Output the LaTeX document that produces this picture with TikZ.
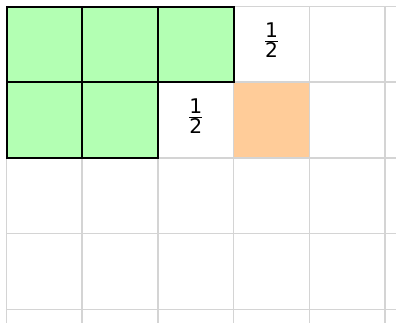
\documentclass[tikz,border=0pt]{standalone}
\usepackage{fontspec}
\setmainfont{DejaVu Sans}
\definecolor{cellgreen}{HTML}{B3FFB3}
\definecolor{cellorange}{HTML}{FFCC99}
\definecolor{gridgray}{HTML}{D4D4D4}
\begin{document}
\begin{tikzpicture}[line width=0.75pt]

  \def\cs{1}  % cell size
  \tikzset{
    filled/.style={fill=cellgreen, draw=black},
    target/.style={fill=cellorange, draw=none},
    half/.style={font=\fontsize{7.6pt}{9pt}\selectfont}
  }

  \useasboundingbox (-0.086,-0.18) rectangle (5.145,4.086);

  % ----------------------------------------------------------------
  % background grid
  % ----------------------------------------------------------------
  \draw[gridgray, line width=0.6pt, step=\cs] (0,-0.18) grid (5.145,4);

  % ----------------------------------------------------------------
  % covered cells (row/column from the top left)
  % ----------------------------------------------------------------
  \foreach \r/\c in {1/0, 1/1, 1/2, 2/0, 2/1} {
    \draw[filled] ({\c*\cs},{4-\r*\cs}) rectangle ++(\cs,\cs);
  }

  % the open cell
  \fill[target] (3*\cs+0.01,2*\cs+0.01) rectangle (4*\cs-0.01,3*\cs-0.01);

  % halves
  \node[half] (h1) at ({3.5*\cs},{3.55*\cs}) {$\frac{\mbox{1}}{\mbox{2}}$};
  \node[half] (h2) at ({2.5*\cs},{2.55*\cs}) {$\frac{\mbox{1}}{\mbox{2}}$};

\end{tikzpicture}
\end{document}
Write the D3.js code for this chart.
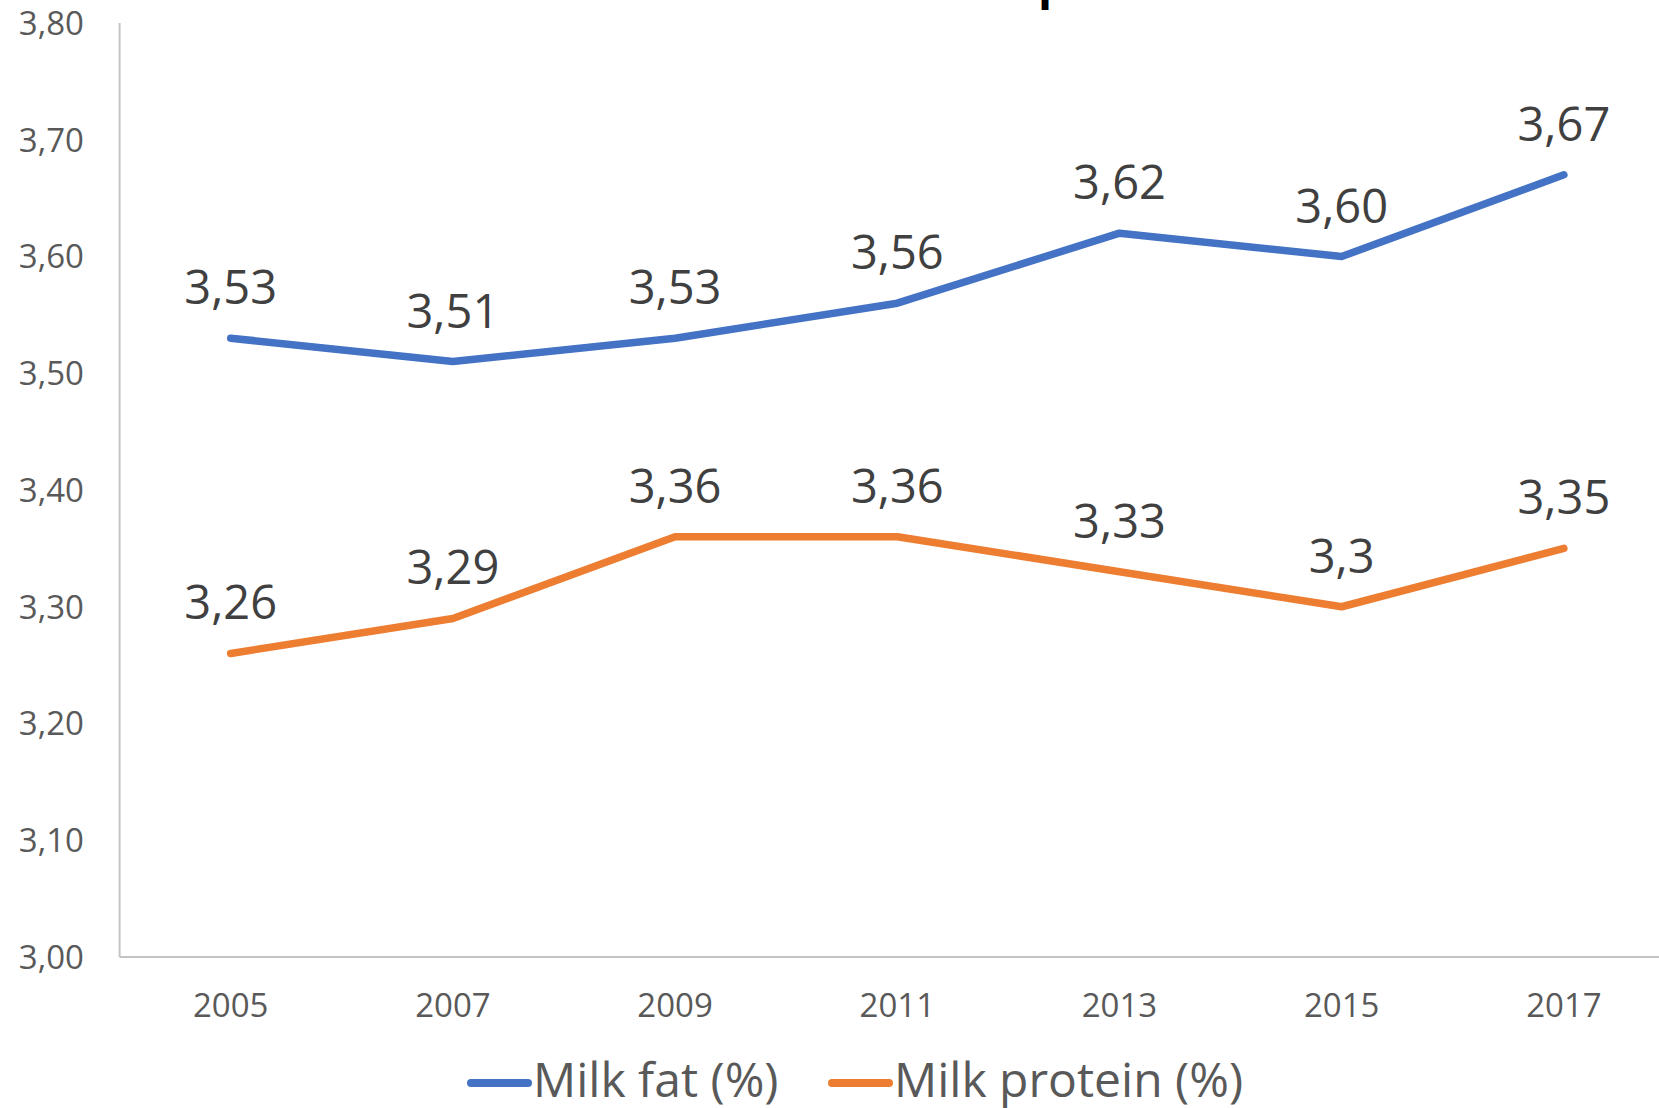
==========
TASK DIRECTIONS
Return each line with "this".

THE ANSWER
Output the LaTeX document that produces this picture with TikZ.
Write the D3.js code for this chart.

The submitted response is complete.